When the process is finished, it presents you with a list of detected errors and warnings in your default text editor. Each error and warning in the report is paired with the ID and qualified name of the offending element in your model. Use this tool early and often when developing your simulations to identify issues all at once, so you can correct them prior to execution. You can find the model validation report in the Moxie menu.

The model validation report will not always catch everything that could go wrong with your simulation. Sometimes there may be a configuration error or a bug in the delegate code that causes your simulation to fail at runtime. In this case, the best place to look is in the simulation log file.

For more details, see the Model Validation help topic.

Element locator

The element locator utility is a perfect companion to the model validation report. Since the model validation report specifies the IDs of the elements that have issues, you can use the element locator to easily find those elements in your No Magic modeling tool's Containment Tree. It will even select the referenced element in the tree for you.

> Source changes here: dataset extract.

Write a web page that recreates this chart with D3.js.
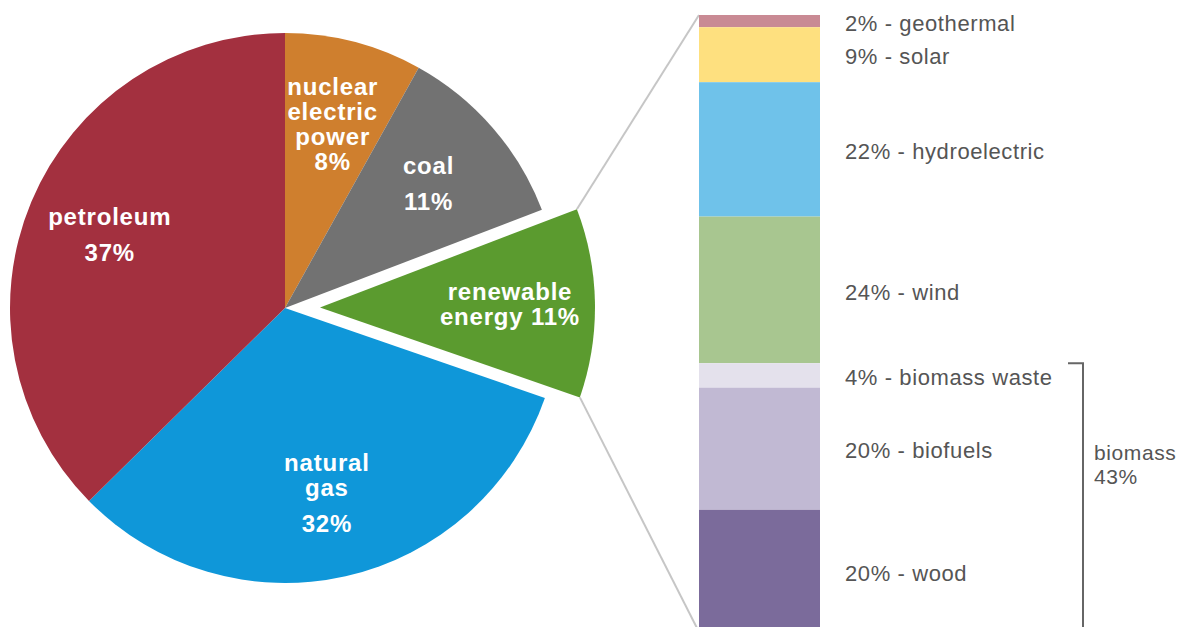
<!DOCTYPE html>
<html lang="en">
<head>
<meta charset="UTF-8">
<title>Energy consumption by source</title>
<script src="https://cdnjs.cloudflare.com/ajax/libs/d3/7.8.5/d3.min.js"></script>
<style>
  body { margin: 0; background: #fff; font-family: "Liberation Sans", Arial, sans-serif; }
  svg { display: block; }
  .slice-label { fill: #fff; font-weight: bold; font-size: 24px; letter-spacing: 0.8px; text-anchor: middle; }
  .bar-label { fill: #555; font-size: 22px; letter-spacing: 0.6px; }
  .group-label { fill: #555; font-size: 21px; letter-spacing: 0.6px; }
  .connector { stroke: #c6c6c6; stroke-width: 2; fill: none; }
  .bracket { stroke: #666; stroke-width: 2; fill: none; }
</style>
</head>
<body>
<svg width="1189" height="627"></svg>
<script>
// main pie: share of total consumption (%)
const sources = ["nuclear electric power", "coal", "renewable energy", "natural gas", "petroleum"];
const shares = [8, 11, 11, 32, 37];
const sliceLabels = [
  ["nuclear", "electric", "power", "8%"],
  ["coal", "11%"],
  ["renewable", "energy 11%"],
  ["natural", "gas", "32%"],
  ["petroleum", "37%"]
];

// breakdown of the renewable slice (%)
const renewables = ["geothermal", "solar", "hydroelectric", "wind", "biomass waste", "biofuels", "wood"];
const renewableShares = [2, 9, 22, 24, 4, 20, 20];
const biomassParts = ["biomass waste", "biofuels", "wood"];
const biomassLabel = ["biomass", "43%"];

const sliceColors = ["#cf7f2e", "#727272", "#5b9b2f", "#0f97d9", "#a3303f"];
const barColors = ["#c98a94", "#fee07f", "#6fc2ea", "#a8c690", "#e4e1ec", "#c1b9d3", "#7b6b9b"];

const svg = d3.select("svg");
const cx = 285, cy = 308, R = 275;
const explodeBy = 35;
const exploded = "renewable energy";

const pie = d3.pie().sort(null).value(d => d.value);
const arc = d3.arc().innerRadius(0).outerRadius(R);
const labelArc = d3.arc().innerRadius(190).outerRadius(190);

const slices = pie(sources.map((s, i) => ({ name: s, value: shares[i], lines: sliceLabels[i] })));

function offsetOf(d) {
  if (d.data.name !== exploded) return [0, 0];
  const mid = (d.startAngle + d.endAngle) / 2;
  return [explodeBy * Math.sin(mid), -explodeBy * Math.cos(mid)];
}

const pieG = svg.append("g").attr("transform", `translate(${cx},${cy})`);

pieG.selectAll("path.slice")
  .data(slices)
  .join("path")
  .attr("class", "slice")
  .attr("fill", (d, i) => sliceColors[i])
  .attr("transform", d => `translate(${offsetOf(d)})`)
  .attr("d", arc);

// labels: percentage line sits a bit lower than the name lines
const nameGap = 25, pctGap = 36, capH = 17;
pieG.selectAll("text.slice-label")
  .data(slices)
  .join("text")
  .attr("class", "slice-label")
  .each(function (d) {
    const [ox, oy] = offsetOf(d);
    const [lx, ly] = labelArc.centroid(d);
    const lines = d.data.lines;
    const gaps = lines.slice(1).map((l, j) =>
      (j === lines.length - 2 && /^\d+%$/.test(l) && lines.length < 4) ? pctGap : nameGap);
    const span = d3.sum(gaps);
    let y = ly + oy - (span - capH) / 2;
    const t = d3.select(this);
    lines.forEach((l, j) => {
      if (j > 0) y += gaps[j - 1];
      t.append("tspan").attr("x", lx + ox).attr("y", y).text(l);
    });
  });

// stacked bar for the renewable breakdown
const barX = 699, barW = 121;
const total = d3.sum(renewableShares);
const yScale = d3.scaleLinear().domain([0, total]).range([15, 632]);

let acc = 0;
const segs = renewables.map((name, i) => {
  const s = { name, value: renewableShares[i], y0: acc, y1: acc + renewableShares[i] };
  acc += renewableShares[i];
  return s;
});

// connector lines from the exploded slice to the bar
const rs = slices.find(d => d.data.name === exploded);
const [ox, oy] = offsetOf(rs);
const corner = a => [cx + ox + R * Math.sin(a), cy + oy - R * Math.cos(a)];
const topC = corner(rs.startAngle), botC = corner(rs.endAngle);
svg.append("line").attr("class", "connector")
  .attr("x1", topC[0]).attr("y1", topC[1]).attr("x2", barX).attr("y2", yScale(0));
svg.append("line").attr("class", "connector")
  .attr("x1", botC[0]).attr("y1", botC[1]).attr("x2", barX).attr("y2", yScale(total));

svg.selectAll("rect.seg")
  .data(segs)
  .join("rect")
  .attr("class", "seg")
  .attr("x", barX)
  .attr("width", barW)
  .attr("y", d => yScale(d.y0))
  .attr("height", d => yScale(d.y1) - yScale(d.y0))
  .attr("fill", (d, i) => barColors[i]);

svg.selectAll("text.bar-label")
  .data(segs)
  .join("text")
  .attr("class", "bar-label")
  .attr("x", barX + barW + 25)
  .attr("y", d => (yScale(d.y0) + yScale(d.y1)) / 2 + 2)
  .attr("dy", "0.35em")
  .text(d => `${d.value}% - ${d.name}`);

// bracket grouping the biomass entries
const bioSegs = segs.filter(d => biomassParts.includes(d.name));
const bTop = yScale(d3.min(bioSegs, d => d.y0));
const bBot = yScale(d3.max(bioSegs, d => d.y1));
const bx = 1083;
svg.append("path").attr("class", "bracket")
  .attr("d", `M${bx - 15},${bTop}H${bx}V${bBot}H${bx - 15}`);

const fuels = segs.find(d => d.name === "biofuels");
const fy = (yScale(fuels.y0) + yScale(fuels.y1)) / 2;
svg.append("text").attr("class", "group-label")
  .selectAll("tspan")
  .data(biomassLabel)
  .join("tspan")
  .attr("x", bx + 11)
  .attr("y", (d, i) => fy + 11 + i * 24)
  .text(d => d);
</script>
</body>
</html>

You can find the element locator in the Moxie menu.

Sometimes the model validation report will list elements that do not show up in the Containment Tree. The element locator will ask you if you would like to make those elements visible before selecting them.

Delegate availability report

The delegate availability report shows the canonical Java class names of the delegates and delegate modules that the current simulation will load. This report helps to verify that the delegate modules have been deployed correctly and do not conflict with each other when multiple modules are loaded together. In addition, it shows the qualified name of the block each Java class represents. You can find the delegate availability report in the Moxie menu.

Block usage report

The block usage report report lists all properties and operations currently in use by the state machines defined within your simulation. With this information, you can identify missing state machine elements or determine whether or not an element is referenced incorrectly. You can find the block usage report in the Moxie menu.

Delegate code generator

The delegate code generator utility generates Java interfaces and classes based on your model that are compatible with the Moxie delegate architecture. You can find the delegate code generator in the Moxie menu.

For more details, see the Delegate Code Generation help topic.

Runtime code generation

As your simulation executes, Moxie automatically generates default delegate implementations for model types that do not require custom implementation.

Build, install, and debugging support

Moxie includes custom scripts that allow you to build your delegate modules, install them in the appropriate location, and debug them with ease. You can set breakpoints and step through your code in your preferred IDE at simulation time. In addition, Moxie's hot code reloading capability allows you to rebuild your delegates and overwrite previous versions at the same time. Best of all, the updated code is ingested and loaded automatically when you rerun your simulation, without requiring you to restart your No Magic modeling tool.

For more details, see the Delegate Modules help topic.

Moxie model libraries

Moxie includes several model libraries, both core models that you should use as the basis for all of your model's blocks, and some specific models for analysis tools like STK.

For more details, see the Moxie Model Libraries help topic.

Balloon Ride reference application

The Moxie installation includes a sample reference application depicting a simplified one-dimensional hot air balloon ride. This sample will help you understand how the pieces of Moxie fit together without having to deal with complicated physics or to integrate external tools. You can find the SysML project and the associated delegate source code in the \samples\balloonRide directory of the installation.

Tutorials

The Moxie tutorials will guide you through applying the above concepts to create and utilize a complete Moxie simulation from the ground up. The tutorials are broken up to give you the flexibility to practice individual concepts without having to step through everything from the very beginning.

For more details, see the Tutorials.